STATED EXERCISE:
A precise retyping is required of every line from the one containing "Generate a Python" down to the one containing "return (pixel_x - M_L) / PLOT_W", both included, and of no other line.
***** PROVIDED RECORDS *****
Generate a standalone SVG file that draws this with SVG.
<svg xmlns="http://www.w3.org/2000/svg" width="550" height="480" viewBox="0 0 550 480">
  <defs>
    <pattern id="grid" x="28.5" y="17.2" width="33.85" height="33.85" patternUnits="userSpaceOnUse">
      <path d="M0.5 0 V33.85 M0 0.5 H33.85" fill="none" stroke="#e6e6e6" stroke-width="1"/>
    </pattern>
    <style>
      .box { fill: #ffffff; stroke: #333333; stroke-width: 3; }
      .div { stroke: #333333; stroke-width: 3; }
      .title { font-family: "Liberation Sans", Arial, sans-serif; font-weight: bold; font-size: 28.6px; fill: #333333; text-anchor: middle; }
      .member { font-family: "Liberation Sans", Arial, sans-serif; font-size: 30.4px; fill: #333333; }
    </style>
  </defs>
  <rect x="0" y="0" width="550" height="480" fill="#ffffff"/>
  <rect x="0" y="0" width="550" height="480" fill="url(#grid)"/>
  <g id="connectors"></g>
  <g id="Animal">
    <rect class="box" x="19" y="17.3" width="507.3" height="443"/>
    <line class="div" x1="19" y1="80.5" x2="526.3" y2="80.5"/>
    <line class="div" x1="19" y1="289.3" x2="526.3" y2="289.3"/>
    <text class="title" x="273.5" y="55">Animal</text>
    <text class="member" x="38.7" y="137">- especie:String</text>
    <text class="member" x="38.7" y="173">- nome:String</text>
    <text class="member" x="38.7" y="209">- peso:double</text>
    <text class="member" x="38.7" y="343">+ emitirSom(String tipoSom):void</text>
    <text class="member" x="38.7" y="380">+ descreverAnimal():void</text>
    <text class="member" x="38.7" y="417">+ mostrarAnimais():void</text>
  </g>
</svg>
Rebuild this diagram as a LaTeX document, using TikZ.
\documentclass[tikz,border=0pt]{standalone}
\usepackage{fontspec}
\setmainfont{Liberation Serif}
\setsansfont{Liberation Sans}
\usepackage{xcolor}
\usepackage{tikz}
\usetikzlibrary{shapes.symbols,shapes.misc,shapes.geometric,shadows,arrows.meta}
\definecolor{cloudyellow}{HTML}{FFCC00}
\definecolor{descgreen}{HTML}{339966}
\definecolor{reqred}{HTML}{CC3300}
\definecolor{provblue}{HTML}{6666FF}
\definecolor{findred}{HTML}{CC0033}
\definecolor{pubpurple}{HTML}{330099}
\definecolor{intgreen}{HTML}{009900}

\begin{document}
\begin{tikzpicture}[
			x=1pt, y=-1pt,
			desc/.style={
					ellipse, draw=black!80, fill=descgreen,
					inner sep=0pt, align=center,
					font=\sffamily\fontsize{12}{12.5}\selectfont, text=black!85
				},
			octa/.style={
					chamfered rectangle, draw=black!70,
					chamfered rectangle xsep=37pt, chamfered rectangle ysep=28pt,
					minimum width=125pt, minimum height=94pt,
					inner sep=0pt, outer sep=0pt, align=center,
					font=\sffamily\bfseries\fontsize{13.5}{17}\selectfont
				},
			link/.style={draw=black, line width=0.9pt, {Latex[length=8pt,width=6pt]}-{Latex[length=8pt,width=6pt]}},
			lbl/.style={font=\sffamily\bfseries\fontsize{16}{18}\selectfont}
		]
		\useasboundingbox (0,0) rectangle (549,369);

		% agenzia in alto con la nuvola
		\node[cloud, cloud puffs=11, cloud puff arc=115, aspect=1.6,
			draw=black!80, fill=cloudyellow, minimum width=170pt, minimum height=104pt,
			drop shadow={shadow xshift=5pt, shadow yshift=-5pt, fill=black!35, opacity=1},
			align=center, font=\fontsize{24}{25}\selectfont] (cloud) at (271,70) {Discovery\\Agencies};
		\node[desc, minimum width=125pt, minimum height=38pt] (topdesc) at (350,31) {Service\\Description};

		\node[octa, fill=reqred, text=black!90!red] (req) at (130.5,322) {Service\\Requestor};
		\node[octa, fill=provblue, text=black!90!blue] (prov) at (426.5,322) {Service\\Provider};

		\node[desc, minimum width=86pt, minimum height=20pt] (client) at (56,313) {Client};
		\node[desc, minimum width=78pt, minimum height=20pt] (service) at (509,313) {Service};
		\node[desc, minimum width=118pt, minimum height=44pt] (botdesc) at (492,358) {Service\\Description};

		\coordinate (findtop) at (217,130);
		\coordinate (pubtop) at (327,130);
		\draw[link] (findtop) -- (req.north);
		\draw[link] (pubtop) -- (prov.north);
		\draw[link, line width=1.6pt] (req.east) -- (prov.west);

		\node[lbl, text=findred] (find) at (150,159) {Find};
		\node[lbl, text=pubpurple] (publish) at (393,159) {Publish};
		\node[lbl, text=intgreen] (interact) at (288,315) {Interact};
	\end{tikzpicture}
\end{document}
*****
***** PROVIDED RECORDS *****
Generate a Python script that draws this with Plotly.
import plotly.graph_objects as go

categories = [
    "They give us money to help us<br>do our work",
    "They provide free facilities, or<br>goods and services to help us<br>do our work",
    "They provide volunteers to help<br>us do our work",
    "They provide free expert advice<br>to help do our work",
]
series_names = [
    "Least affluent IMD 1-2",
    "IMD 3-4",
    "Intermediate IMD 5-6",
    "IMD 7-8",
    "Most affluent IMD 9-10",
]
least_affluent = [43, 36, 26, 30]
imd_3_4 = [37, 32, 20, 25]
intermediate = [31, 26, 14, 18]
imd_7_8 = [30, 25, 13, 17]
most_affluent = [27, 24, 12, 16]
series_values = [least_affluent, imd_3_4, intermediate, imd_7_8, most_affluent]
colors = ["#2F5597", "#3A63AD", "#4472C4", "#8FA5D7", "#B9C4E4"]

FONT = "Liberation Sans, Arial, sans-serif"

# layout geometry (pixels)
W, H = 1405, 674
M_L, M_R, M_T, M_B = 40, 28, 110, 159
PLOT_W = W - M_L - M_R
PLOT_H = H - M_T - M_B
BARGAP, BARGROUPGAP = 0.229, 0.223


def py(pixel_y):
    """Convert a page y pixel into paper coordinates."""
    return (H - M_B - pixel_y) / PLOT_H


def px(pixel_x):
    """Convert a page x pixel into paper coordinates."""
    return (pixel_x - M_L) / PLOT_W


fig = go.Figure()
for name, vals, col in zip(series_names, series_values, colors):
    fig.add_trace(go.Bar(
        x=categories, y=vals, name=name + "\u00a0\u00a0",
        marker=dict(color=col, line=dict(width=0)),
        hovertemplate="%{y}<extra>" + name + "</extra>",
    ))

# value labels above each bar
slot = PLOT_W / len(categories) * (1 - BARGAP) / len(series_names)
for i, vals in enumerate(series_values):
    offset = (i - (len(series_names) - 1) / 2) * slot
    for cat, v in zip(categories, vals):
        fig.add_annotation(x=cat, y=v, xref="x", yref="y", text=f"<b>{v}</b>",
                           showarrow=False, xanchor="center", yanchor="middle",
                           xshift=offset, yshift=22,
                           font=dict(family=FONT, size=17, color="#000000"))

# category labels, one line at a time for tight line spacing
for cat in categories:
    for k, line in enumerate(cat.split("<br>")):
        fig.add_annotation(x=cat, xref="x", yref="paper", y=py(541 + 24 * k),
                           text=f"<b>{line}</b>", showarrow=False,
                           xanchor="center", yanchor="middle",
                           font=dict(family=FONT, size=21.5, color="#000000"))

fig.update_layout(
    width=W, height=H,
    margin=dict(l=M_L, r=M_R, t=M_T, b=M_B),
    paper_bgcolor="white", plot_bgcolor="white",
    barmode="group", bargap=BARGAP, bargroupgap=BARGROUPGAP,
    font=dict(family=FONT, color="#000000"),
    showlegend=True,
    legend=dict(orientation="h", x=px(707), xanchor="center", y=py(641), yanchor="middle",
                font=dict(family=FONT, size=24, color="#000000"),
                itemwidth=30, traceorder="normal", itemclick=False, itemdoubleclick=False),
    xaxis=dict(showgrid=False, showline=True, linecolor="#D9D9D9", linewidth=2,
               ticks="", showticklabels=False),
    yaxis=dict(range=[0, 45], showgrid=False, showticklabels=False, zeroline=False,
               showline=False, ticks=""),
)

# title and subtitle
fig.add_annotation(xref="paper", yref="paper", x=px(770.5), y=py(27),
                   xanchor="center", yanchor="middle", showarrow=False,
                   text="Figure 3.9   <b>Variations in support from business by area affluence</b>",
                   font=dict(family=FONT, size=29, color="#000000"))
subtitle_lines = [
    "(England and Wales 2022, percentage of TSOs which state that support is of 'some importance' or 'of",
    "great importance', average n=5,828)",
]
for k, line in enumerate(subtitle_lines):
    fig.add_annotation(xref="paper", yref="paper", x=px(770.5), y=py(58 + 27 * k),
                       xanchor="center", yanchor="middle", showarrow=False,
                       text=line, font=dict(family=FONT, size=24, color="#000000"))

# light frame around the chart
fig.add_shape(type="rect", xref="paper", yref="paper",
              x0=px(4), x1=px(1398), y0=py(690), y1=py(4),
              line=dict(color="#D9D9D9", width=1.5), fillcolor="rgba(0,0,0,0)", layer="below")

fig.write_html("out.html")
*****
THE COMPLETED TASK:
Generate a Python script that draws this with Plotly.
import plotly.graph_objects as go

categories = [
    "They give us money to help us<br>do our work",
    "They provide free facilities, or<br>goods and services to help us<br>do our work",
    "They provide volunteers to help<br>us do our work",
    "They provide free expert advice<br>to help do our work",
]
series_names = [
    "Least affluent IMD 1-2",
    "IMD 3-4",
    "Intermediate IMD 5-6",
    "IMD 7-8",
    "Most affluent IMD 9-10",
]
least_affluent = [43, 36, 26, 30]
imd_3_4 = [37, 32, 20, 25]
intermediate = [31, 26, 14, 18]
imd_7_8 = [30, 25, 13, 17]
most_affluent = [27, 24, 12, 16]
series_values = [least_affluent, imd_3_4, intermediate, imd_7_8, most_affluent]
colors = ["#2F5597", "#3A63AD", "#4472C4", "#8FA5D7", "#B9C4E4"]

FONT = "Liberation Sans, Arial, sans-serif"

# layout geometry (pixels)
W, H = 1405, 674
M_L, M_R, M_T, M_B = 40, 28, 110, 159
PLOT_W = W - M_L - M_R
PLOT_H = H - M_T - M_B
BARGAP, BARGROUPGAP = 0.229, 0.223


def py(pixel_y):
    """Convert a page y pixel into paper coordinates."""
    return (H - M_B - pixel_y) / PLOT_H


def px(pixel_x):
    """Convert a page x pixel into paper coordinates."""
    return (pixel_x - M_L) / PLOT_W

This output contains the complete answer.